What is it with butt-slapping?
“When I was in my late teens, I slapped a complete stranger on the butt, thinking it was my boyfriend.
We were shopping at a clothing store one day, and we both split ways to look in different sections. When I was done browsing, I set off to find him. I find him bent over, looking at some jeans on a low-to-the-floor shelf. I snuck up behind him, and gave him a playful slap on the butt, as I’d done hundreds of times before… except, it wasn’t him.
The person whirled around.
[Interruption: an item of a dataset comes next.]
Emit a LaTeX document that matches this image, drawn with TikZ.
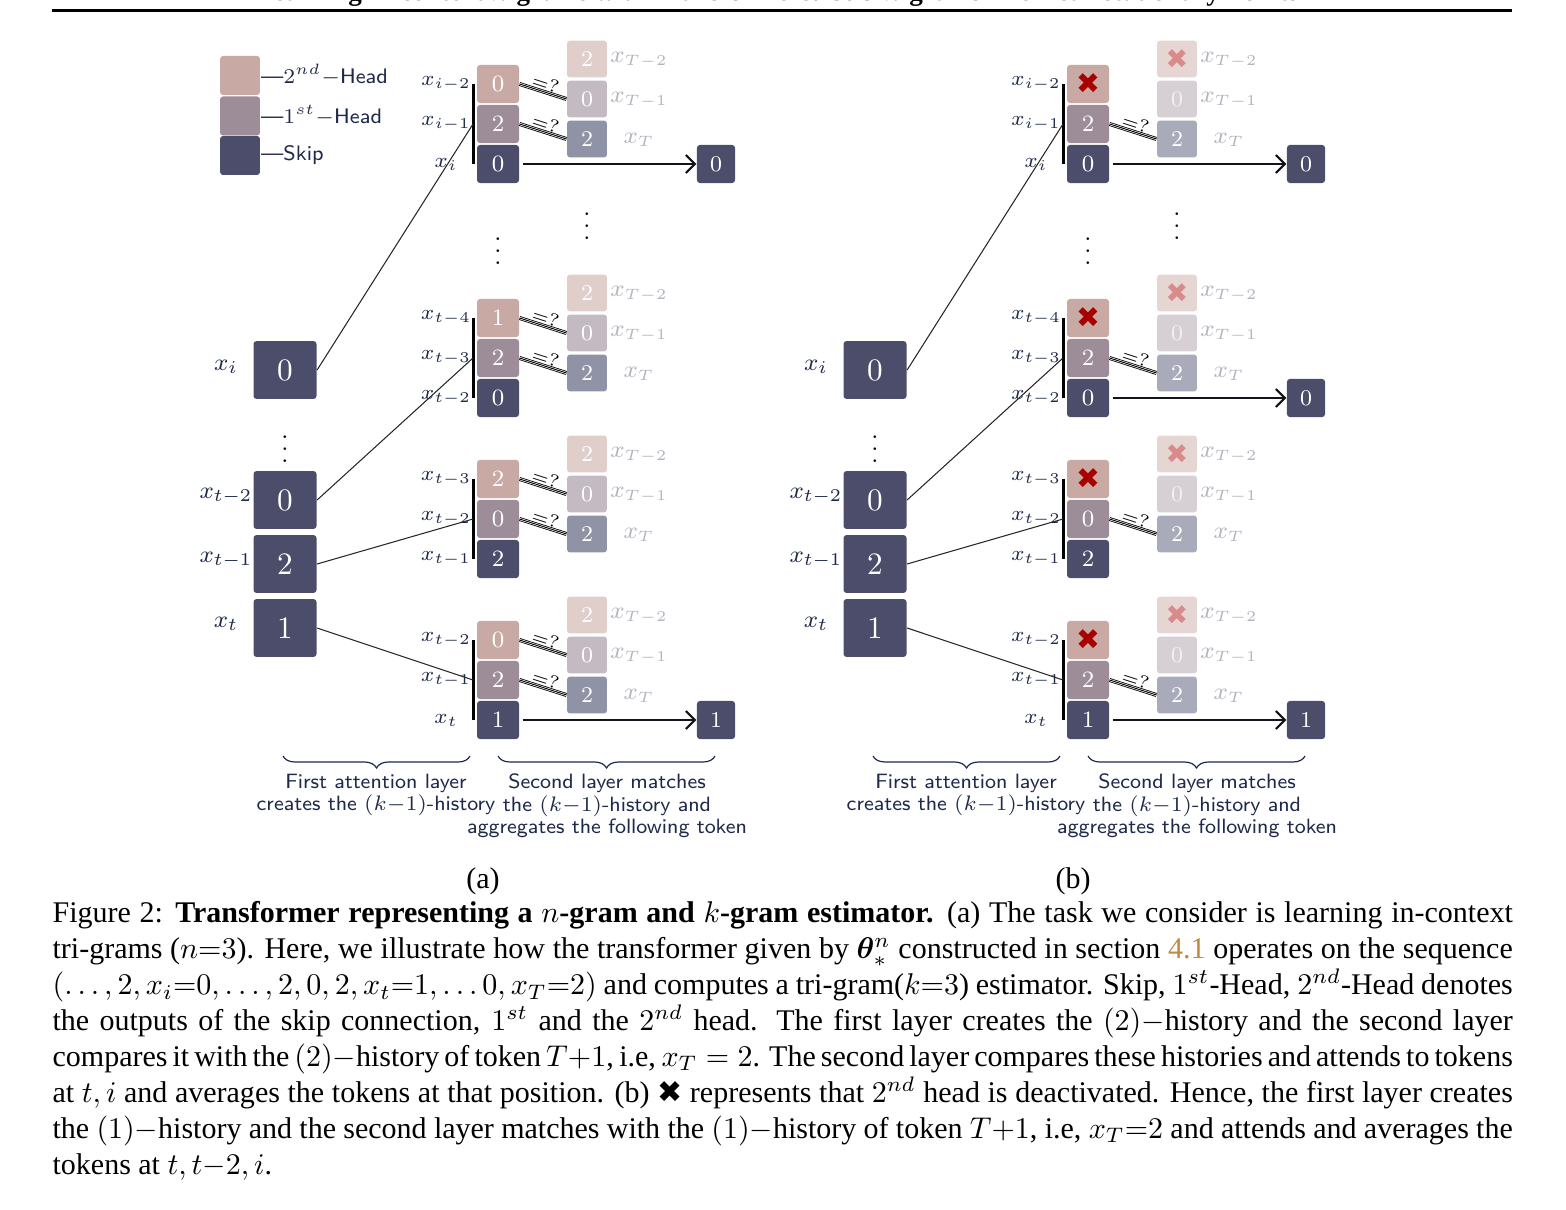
\documentclass[tikz,border=0pt]{standalone}
\usepackage{fontspec}
\usepackage{amsmath,bm}
\newfontfamily\capfont{Liberation Serif}
\newfontfamily\symfont{DejaVu Sans}
\usetikzlibrary{decorations.pathreplacing,arrows.meta}
\definecolor{headtwo}{HTML}{C8A9A3}
\definecolor{headone}{HTML}{9C8D98}
\definecolor{skipc}{HTML}{4B4D6A}
\definecolor{navy}{HTML}{1F2A4A}
\definecolor{qtwoa}{HTML}{E0CECB}
\definecolor{qonea}{HTML}{C4BBC2}
\definecolor{qskipa}{HTML}{9092A5}
\definecolor{qtwob}{HTML}{E5D6D4}
\definecolor{qoneb}{HTML}{D6CFD4}
\definecolor{qskipb}{HTML}{AAABBA}
\definecolor{xred}{HTML}{A80000}
\definecolor{xpink}{HTML}{D98A8A}
\definecolor{labgray}{HTML}{B4B4C0}
\definecolor{linkc}{HTML}{C08A3E}
\begin{document}
\begin{tikzpicture}[x=0.3333pt,y=-0.3333pt,
  box/.style={rounded corners=1pt, inner sep=0pt, text=white},
  mainbox/.style={box, minimum width=14pt, minimum height=12.7pt, font=\fontsize{7.8}{8}\selectfont},
  qbox/.style={box, minimum width=13.3pt, minimum height=12.3pt, font=\fontsize{7.5}{8}\selectfont},
  outbox/.style={box, fill=skipc, minimum width=12.7pt, minimum height=12.7pt, font=\fontsize{7.5}{8}\selectfont},
  seqbox/.style={box, fill=skipc, minimum width=21pt, minimum height=19.3pt, font=\fontsize{10.4}{12}\selectfont},
  keybox/.style={box, minimum width=13.3pt, minimum height=13pt},
  keylab/.style={anchor=west, inner sep=0pt, text=navy, font=\sffamily\fontsize{7}{8}\selectfont},
  lab/.style={text=navy, inner sep=0pt, font=\fontsize{7.4}{8}\selectfont},
  seqlab/.style={text=navy, inner sep=0pt, font=\fontsize{8.2}{9}\selectfont},
  qlab/.style={text=labgray, inner sep=0pt, font=\fontsize{7.8}{9}\selectfont},
  note/.style={text=navy, inner sep=0pt, font=\sffamily\fontsize{6.9}{7.5}\selectfont, align=center},
  hbar/.style={line width=1pt, black},
  link/.style={line width=0.35pt, black!85},
  match/.style={line width=1.3pt, black, postaction={draw=white, line width=0.75pt}, postaction={draw=black, line width=0.3pt}},
  eqq/.style={sloped, above, inner sep=0.6pt, font=\fontsize{6}{6}\selectfont},
  skiparrow/.style={line width=0.7pt, black!75!skipc, shorten <=1pt, -{Straight Barb[length=3pt,width=6pt]}},
  crossbig/.style={font=\symfont\fontsize{9.5}{10}\selectfont, text=xred},
  crossfade/.style={font=\symfont\fontsize{9}{10}\selectfont, text=xpink},
  brc/.style={decorate, decoration={brace, mirror, amplitude=4pt}, line width=0.4pt, navy},
  dots/.style={inner sep=0pt, font=\fontsize{8}{9}\selectfont}]
\useasboundingbox (0,0) rectangle (1566,1209);

% page head
\node[anchor=base, inner sep=0pt, font=\capfont\bfseries\fontsize{9}{10}\selectfont] (head) at (777,1)
  {Learning in-context $n$-grams with Transformers: Sub-$n$-grams Are Near-stationary Points};
\draw[line width=1pt] (52,11) -- (1512,11);

% legend
\node[keybox, fill=headtwo] (key2) at (240,75.5) {};
\node[keybox, fill=headone] (key1) at (240,116) {};
\node[keybox, fill=skipc] (key0) at (240,155.5) {};
\node[keylab] (key2t) at (key2.east) {---$2^{nd}-$Head};
\node[keylab] (key1t) at (key1.east) {---$1^{st}-$Head};
\node[keylab] (key0t) at (key0.east) {---Skip};

% ---------- (a) ----------
\node[seqbox] (aseq1) at (285,370) {0};
\node[seqbox] (aseq2) at (285,500) {0};
\node[seqbox] (aseq3) at (285,564) {2};
\node[seqbox] (aseq4) at (285,628) {1};
\node[seqlab] at (226,367) {$x_i$};
\node[seqlab] at (226,496) {$x_{t-2}$};
\node[seqlab] at (226,560) {$x_{t-1}$};
\node[seqlab] at (226,624) {$x_t$};
\node[dots] (adots0) at (285,440) {$\vdots$};
\node[dots] (adots1) at (498,242) {$\vdots$};
\node[dots] (adots2) at (587,217) {$\vdots$};

\foreach \s/\y/\va/\vb/\vc/\la/\lb/\lc in
  {1/84/0/2/0/{i-2}/{i-1}/{i}, 2/318/1/2/0/{t-4}/{t-3}/{t-2},
   3/479/2/0/2/{t-3}/{t-2}/{t-1}, 4/640/0/2/1/{t-2}/{t-1}/{t}}{
  \node[mainbox, fill=headtwo] (a\s h2) at (498,\y) {\va};
  \node[mainbox, fill=headone] (a\s h1) at (498,\y+40) {\vb};
  \node[mainbox, fill=skipc] (a\s sk) at (498,\y+80) {\vc};
  \node[lab] at (446,\y) {$x_{\la}$};
  \node[lab] at (446,\y+40) {$x_{\lb}$};
  \node[lab] at (446,\y+80) {$x_{\lc}$};
  \coordinate (a\s top) at (473,\y);
  \coordinate (a\s mid) at (473,\y+40);
  \coordinate (a\s bot) at (473,\y+80);
  \draw[hbar] (a\s top) -- (a\s bot);
  \node[qbox, fill=qtwoa] (a\s q2) at (587,\y-25) {2};
  \node[qbox, fill=qonea] (a\s q1) at (587,\y+15) {0};
  \node[qbox, fill=qskipa] (a\s q0) at (587,\y+55) {2};
  \node[qlab] at (639,\y-24) {$x_{T-2}$};
  \node[qlab] at (639,\y+16) {$x_{T-1}$};
  \node[qlab] at (639,\y+56) {$x_T$};
  \draw[match] (a\s h2.east) -- (a\s q1.west);
  \draw[match] (a\s h1.east) -- (a\s q0.west);
  \path (a\s h2.east) -- node[eqq] {$=?$} (a\s q1.west);
  \path (a\s h1.east) -- node[eqq] {$=?$} (a\s q0.west);
  \draw[link] (aseq\s.east) -- (a\s mid);
}
\node[outbox] (a1out) at (716,164) {0};
\node[outbox] (a4out) at (716,720) {1};
\draw[skiparrow] (a1sk.east) -- (a1out.west);
\draw[skiparrow] (a4sk.east) -- (a4out.west);

\draw[brc] (283,756) -- (470,756);
\draw[brc] (498,756) -- (715,756);
\node[note] (anote1) at (376,795) {First attention layer\\creates the $(k{-}1)$-history};
\node[note] (anote2) at (607,806) {Second layer matches\\the $(k{-}1)$-history and\\aggregates the following token};
\node[font=\capfont\fontsize{10}{12}\selectfont] (alab) at (483,881) {(a)};

% ---------- (b) ----------
\node[seqbox] (bseq1) at (875,370) {0};
\node[seqbox] (bseq2) at (875,500) {0};
\node[seqbox] (bseq3) at (875,564) {2};
\node[seqbox] (bseq4) at (875,628) {1};
\node[seqlab] at (816,367) {$x_i$};
\node[seqlab] at (816,496) {$x_{t-2}$};
\node[seqlab] at (816,560) {$x_{t-1}$};
\node[seqlab] at (816,624) {$x_t$};
\node[dots] (bdots0) at (875,440) {$\vdots$};
\node[dots] (bdots1) at (1088,242) {$\vdots$};
\node[dots] (bdots2) at (1177,217) {$\vdots$};

\foreach \s/\y/\vb/\vc/\la/\lb/\lc in
  {1/84/2/0/{i-2}/{i-1}/{i}, 2/318/2/0/{t-4}/{t-3}/{t-2},
   3/479/0/2/{t-3}/{t-2}/{t-1}, 4/640/2/1/{t-2}/{t-1}/{t}}{
  \node[mainbox, fill=headtwo, crossbig] (b\s h2) at (1088,\y) {✖};
  \node[mainbox, fill=headone] (b\s h1) at (1088,\y+40) {\vb};
  \node[mainbox, fill=skipc] (b\s sk) at (1088,\y+80) {\vc};
  \node[lab] at (1036,\y) {$x_{\la}$};
  \node[lab] at (1036,\y+40) {$x_{\lb}$};
  \node[lab] at (1036,\y+80) {$x_{\lc}$};
  \coordinate (b\s top) at (1063,\y);
  \coordinate (b\s mid) at (1063,\y+40);
  \coordinate (b\s bot) at (1063,\y+80);
  \draw[hbar] (b\s top) -- (b\s bot);
  \node[qbox, fill=qtwob, crossfade] (b\s q2) at (1177,\y-25) {✖};
  \node[qbox, fill=qoneb, text=white!70!qoneb] (b\s q1) at (1177,\y+15) {0};
  \node[qbox, fill=qskipb] (b\s q0) at (1177,\y+55) {2};
  \node[qlab] at (1229,\y-24) {$x_{T-2}$};
  \node[qlab] at (1229,\y+16) {$x_{T-1}$};
  \node[qlab] at (1229,\y+56) {$x_T$};
  \draw[match] (b\s h1.east) -- (b\s q0.west);
  \path (b\s h1.east) -- node[eqq] {$=?$} (b\s q0.west);
  \draw[link] (bseq\s.east) -- (b\s mid);
}
\node[outbox] (b1out) at (1306,164) {0};
\node[outbox] (b2out) at (1306,398) {0};
\node[outbox] (b4out) at (1306,720) {1};
\draw[skiparrow] (b1sk.east) -- (b1out.west);
\draw[skiparrow] (b2sk.east) -- (b2out.west);
\draw[skiparrow] (b4sk.east) -- (b4out.west);

\draw[brc] (873,756) -- (1060,756);
\draw[brc] (1088,756) -- (1305,756);
\node[note] (bnote1) at (966,795) {First attention layer\\creates the $(k{-}1)$-history};
\node[note] (bnote2) at (1197,806) {Second layer matches\\the $(k{-}1)$-history and\\aggregates the following token};
\node[font=\capfont\fontsize{10}{12}\selectfont] (blab) at (1073,881) {(b)};

% caption
\node[anchor=north west, inner sep=0pt, text width=486.7pt, align=justify,
      font=\capfont\fontsize{10}{11.97}\selectfont] (cap) at (52,901) {%
Figure 2: \textbf{Transformer representing a $n$-gram and $k$-gram estimator.} (a) The task we consider is learning in-context\linebreak
tri-grams ($n{=}3$). Here, we illustrate how the transformer given by $\bm{\theta}^n_*$ constructed in section {\color{linkc}4.1} operates on the sequence\linebreak
$(\dots,2,x_i{=}0,\dots,2,0,2,x_t{=}1,\dots0,x_T{=}2)$ and computes a tri-gram($k{=}3$) estimator. Skip, $1^{st}$-Head, $2^{nd}$-Head denotes\linebreak
the outputs of the skip connection, $1^{st}$ and the $2^{nd}$ head. The first layer creates the $(2)-$history and the second layer\linebreak
compares it with the $(2)-$history of token $T{+}1$, i.e, $x_T = 2$. The second layer compares these histories and attends to tokens\linebreak
at $t,i$ and averages the tokens at that position. (b) {\symfont ✖} represents that $2^{nd}$ head is deactivated. Hence, the first layer creates\linebreak
the $(1)-$history and the second layer matches with the $(1)-$history of token $T{+}1$, i.e, $x_T{=}2$ and attends and averages the\linebreak
tokens at $t,t{-}2,i$.};
\end{tikzpicture}
\end{document}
It was a woman in her 40s, with very short hair of the same cut and color as my boyfriends, wearing a green shirt and khaki pants, just like he was wearing that day. Similar build, too. She didn’t even look offended, she just looked confused beyond all reason.
“I guess I would be confused too, if I were a 40-year-old woman, and a teenage goth girl wearing black lipstick, fishnets, and a punk t-shirt slapped me on the butt while I was shopping for jeans…
Well, I actually gasped out loud and went to stammer an apology, but couldn’t even get the words out. So, what did I do? I literally ran away, and out of the store. I was that embarrassed. I just ran away.
My boyfriend finally found me sitting in the mall courtyard, with my face in my hands. I told him what happened, and he laughed until he cried.
I’m 32 now, and I’m still embarrassed.”
These comments have been edited for clarity.